Sharon's son and close political aide, Omri, who served a jail sentence for corruption.
Chaim Ramon, a senior minister in Sharon's government and a lead proponent of the Disengagement, who was found guilty of sexual offenses and sentenced to community service.
Dan Halutz, who was IDF Chief of Staff, and had to resign after an investigative committee blamed him for botching the Second Lebanon War.
Moshe Karadi, who was Chief of Police, who was forced to resign after a committee of inquiry found fault with his actions in an investigation regarding organized crime.
Ehud Olmert, who was Sharon's deputy during the Disengagement and supported the policy when he replaced Sharon as prime minister.

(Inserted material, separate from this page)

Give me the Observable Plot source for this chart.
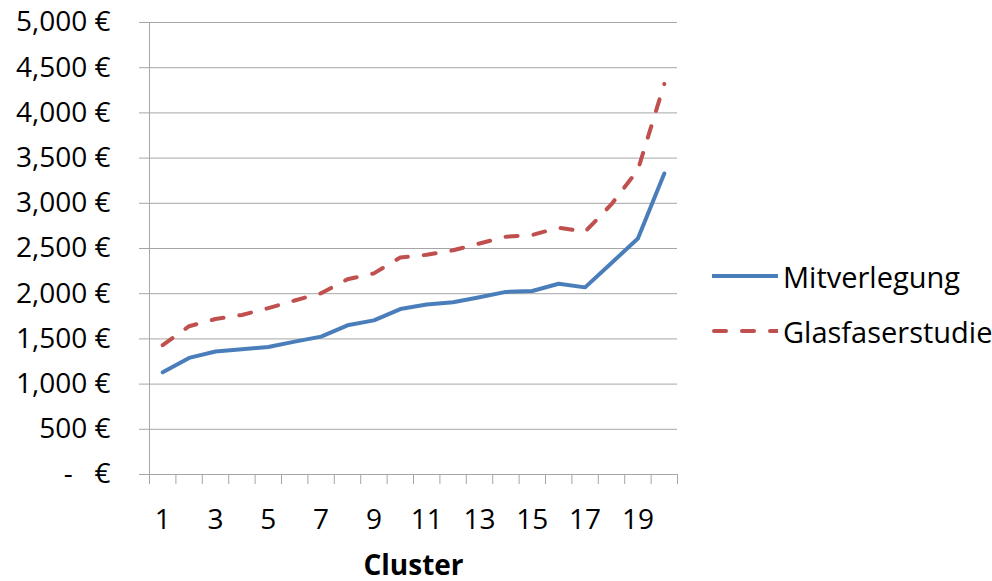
<!DOCTYPE html>
<html><head><meta charset="utf-8">
<script src="https://cdn.jsdelivr.net/npm/d3@7"></script>
<script src="https://cdn.jsdelivr.net/npm/@observablehq/plot@0.6"></script>
<style>
body{margin:0;background:#fff;font-family:"Open Sans",sans-serif;}
#wrap{position:relative;width:992px;height:581px;overflow:hidden;}
#legend{position:absolute;left:712px;top:0;font-size:29px;color:#000;}
.item{position:absolute;left:0;display:flex;align-items:center;white-space:nowrap;height:40px;}
.item svg{margin-right:5px;}
g[aria-label="x-axis label"] text{font-weight:bold;}
</style></head>
<body><div id="wrap"><div id="chart"></div><div id="legend"></div></div>
<script>
const clusters = [1,2,3,4,5,6,7,8,9,10,11,12,13,14,15,16,17,18,19,20];
const mitverlegung = [1130,1290,1360,1385,1410,1470,1525,1650,1705,1830,1880,1905,1960,2020,2030,2110,2070,2340,2610,3330];
const glasfaserstudie = [1430,1640,1720,1765,1840,1925,2005,2160,2225,2400,2430,2480,2555,2630,2650,2730,2685,2990,3370,4320];
const seriesNames = ["Mitverlegung","Glasfaserstudie"];
const seriesColors = ["#4a7ebb","#c0504d"];
const yTicks = [0,500,1000,1500,2000,2500,3000,3500,4000,4500,5000];
const xLabelTicks = [1,3,5,7,9,11,13,15,17,19];
const xBoundaryTicks = [0.5,1.5,2.5,3.5,4.5,5.5,6.5,7.5,8.5,9.5,10.5,11.5,12.5,13.5,14.5,15.5,16.5,17.5,18.5,19.5,20.5];

const rowsA = clusters.map((c,i)=>({cluster:c, value:mitverlegung[i]}));
const rowsB = clusters.map((c,i)=>({cluster:c, value:glasfaserstudie[i]}));
const grey = "#a6a6a6";
const fmtY = d => d === 0 ? "-\u00a0\u00a0\u00a0€" : d3.format(",")(d) + "\u00a0€";

const chart = Plot.plot({
  width: 992, height: 581,
  marginLeft: 149, marginRight: 315, marginTop: 22, marginBottom: 107,
  style: {fontFamily: "'Open Sans', sans-serif", fontSize: "28px", color: "#000", background: "#fff"},
  x: {domain: [0.5, 20.5]},
  y: {domain: [0, 5000]},
  marks: [
    Plot.gridY(yTicks, {stroke: grey, strokeOpacity: 1, strokeWidth: 1}),
    Plot.ruleX([0.5], {y1: 0, y2: 5000, stroke: grey}),
    Plot.ruleY([0], {stroke: grey}),
    Plot.axisY(yTicks, {tickSize: 10, tickPadding: 29, tickFormat: fmtY, stroke: grey, fill: "#000", label: null}),
    Plot.axisX(xBoundaryTicks, {tickSize: 10, tickFormat: () => "", stroke: grey, label: null}),
    Plot.axisX(xLabelTicks, {tickSize: 0, tickPadding: 35, tickFormat: d => String(d), fill: "#000", label: "Cluster", labelAnchor: "center", labelArrow: "none", labelOffset: 100}),
    Plot.line(rowsA, {x: "cluster", y: "value", stroke: seriesColors[0], strokeWidth: 4, strokeLinejoin: "round"}),
    Plot.line(rowsB, {x: "cluster", y: "value", stroke: seriesColors[1], strokeWidth: 4, strokeDasharray: "12,16", strokeLinecap: "round", strokeLinejoin: "round"})
  ]
});
document.getElementById("chart").appendChild(chart);

const legend = document.getElementById("legend");
const legendY = [276, 331];
seriesNames.forEach((name, i) => {
  const item = document.createElement("div");
  item.className = "item";
  item.style.top = (legendY[i] - 20) + "px";
  const dash = i === 1 ? ' stroke-dasharray="12,16" stroke-linecap="round"' : '';
  item.innerHTML = `<svg width="66" height="10"><line x1="${i===1?2:0}" y1="5" x2="66" y2="5" stroke="${seriesColors[i]}" stroke-width="4"${dash}/></svg><span>${name}</span>`;
  legend.appendChild(item);
});
</script>
</body></html>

Olmert had to resign after being charged with corruption and is facing criminal prosecution.
Uri Bar-Lev, who was Commander of the Police's Southern District, who has recently had to suspend himself after allegations of sexual misconduct.
Tzachi HaNegbi, a member of Sharon's government who has had to resign from the Knesset after being found guilty of corruption.
Avraham Hirschson, who was a minister in the Kadima government and is serving a jail sentence for embezzlement.
Yonatan Bassi, who headed the Disengagement Authority and had to leave his own community because of the public anger against him.
One glaring example of a person who is doing relatively well despite his key role in the Disengagement is Shaul Mofaz, who was Minister of Defense during the expulsion and is currently a Knesset Member for Kadima.
Orthodox Jews do not attempt to understand the workings of G-dly reward and punishment. However, there are other ways of interpreting the list. The list shows the moral level the people who were allowed to make the fateful decisions that threw thousands of people out of their homes, destroyed an entire area, and brought rockets to the communities of southern Israel.
"G-d's very unique way of meting out mercy tempered with justice can never truly be understood by mere mortals," wrote Moshe Kempinski in Arutz Sheva. "Yet, on a human and mortal level, the process of "measure for measure" is very clear and compelling. The same small-minded and selfish, immediate-gain focus that spawned Sharon's Disengagement Plan led to the creation of the Kadima party and ensured the rise of small-minded, selfish and greed-focused politicians... It is these same politicians and leaders that continued their reign focused on power, money and selfishness... [I]t is no wonder that it is those very traits that brought all these politicians and leaders down, measure for measure."